Our New Testament: 5. Progressive Imperialism 6. Wilsonianism, or Liberal Internationalism (so called) 7. Containment 8. Global Meliorism.
The biblical conceit is used to emphasize that the latter four phases are dependent upon reverence to the first four phases. The book is short at just two hundred and twenty-two pages, and McDougall uses them efficiently to define our historical responses to the world from 1776 through the late 1990’s. In describing his phases, he criticizes many other historians’ definitions of our foreign policy and backs up (most of) his arguments with logic, historical examples and/or redefinitions in light of his schema. Not having read the majority of these other historians, I cannot judge the validity of all of his arguments. Here is a longer review, a review from the New York Times, a review from Foreign Affairs, and a more up-to-date critical review.

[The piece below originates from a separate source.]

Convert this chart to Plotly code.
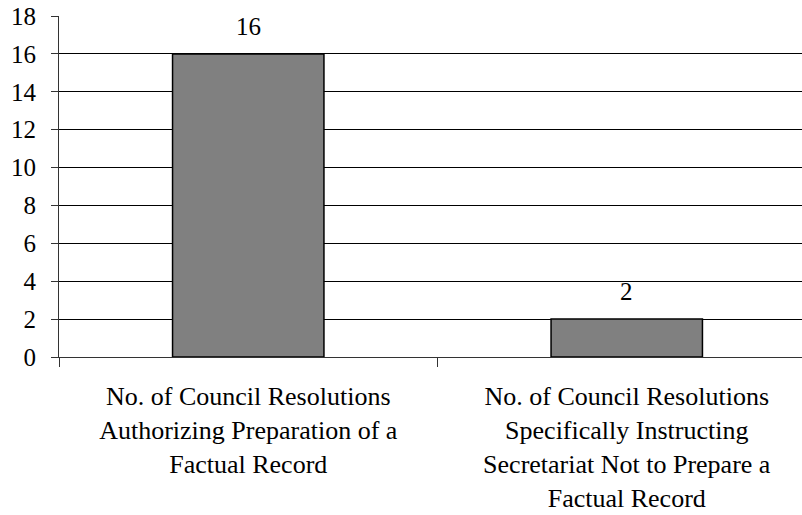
import plotly.graph_objects as go

categories = [
    "No. of Council Resolutions<br>Authorizing Preparation of a<br>Factual Record",
    "No. of Council Resolutions<br>Specifically Instructing<br>Secretariat Not to Prepare a<br>Factual Record",
]
values = [16, 2]
y_ticks = list(range(0, 19, 2))

FONT = "Liberation Serif"

fig = go.Figure()
fig.add_trace(go.Bar(
    x=categories, y=values,
    marker=dict(color="#808080", line=dict(color="#000000", width=1.5)),
    width=0.4,
    hoverinfo="y",
))

# value labels above the bars
for c, v in zip(categories, values):
    fig.add_annotation(x=c, y=v, text=str(v), showarrow=False,
                       yanchor="bottom", yshift=12,
                       font=dict(family=FONT, size=25, color="#000000"))

fig.update_layout(
    width=802, height=515,
    margin=dict(l=59, r=0, t=16, b=158, autoexpand=False),
    paper_bgcolor="white", plot_bgcolor="white",
    showlegend=False,
    font=dict(family=FONT, size=25, color="#000000"),
    xaxis=dict(
        range=[-0.5, 1.463], automargin=False,
        showgrid=False, zeroline=False,
        showline=True, linecolor="#333333", linewidth=1,
        ticks="outside", ticklen=9, tickcolor="#333333",
        tickson="boundaries",
        ticklabelstandoff=16,
        tickfont=dict(family=FONT, size=26),
    ),
    xaxis2=dict(
        overlaying="x", side="top", matches="x", automargin=False,
        showline=True, linecolor="#a0a0a0", linewidth=2,
        showticklabels=False, ticks="", showgrid=False, zeroline=False,
    ),
    yaxis=dict(
        range=[0, 18], tickvals=y_ticks, automargin=False,
        showgrid=True, gridcolor="#000000", gridwidth=1,
        zeroline=False,
        showline=True, linecolor="#333333", linewidth=1,
        ticks="outside", ticklen=7, tickcolor="#333333",
        ticklabelstandoff=10,
        tickfont=dict(family=FONT, size=25),
    ),
)

# drop the page's default body margin so the figure sits at the window corner
fig.write_html("out.html", config={"displayModeBar": False},
               post_script="document.body.style.margin = '0';")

In spite of the book’s brevity and some of the reviewers’ criticisms, I recommend it as a very accessible (and vocabulary-building) way to start to come up to speed on the history of US foreign policy. At a minimum, it gives the reader a quick review of our history and of our responses to history, and at a maximum it provides an interesting framework to use when trying to understand or predict current foreign policy decisions.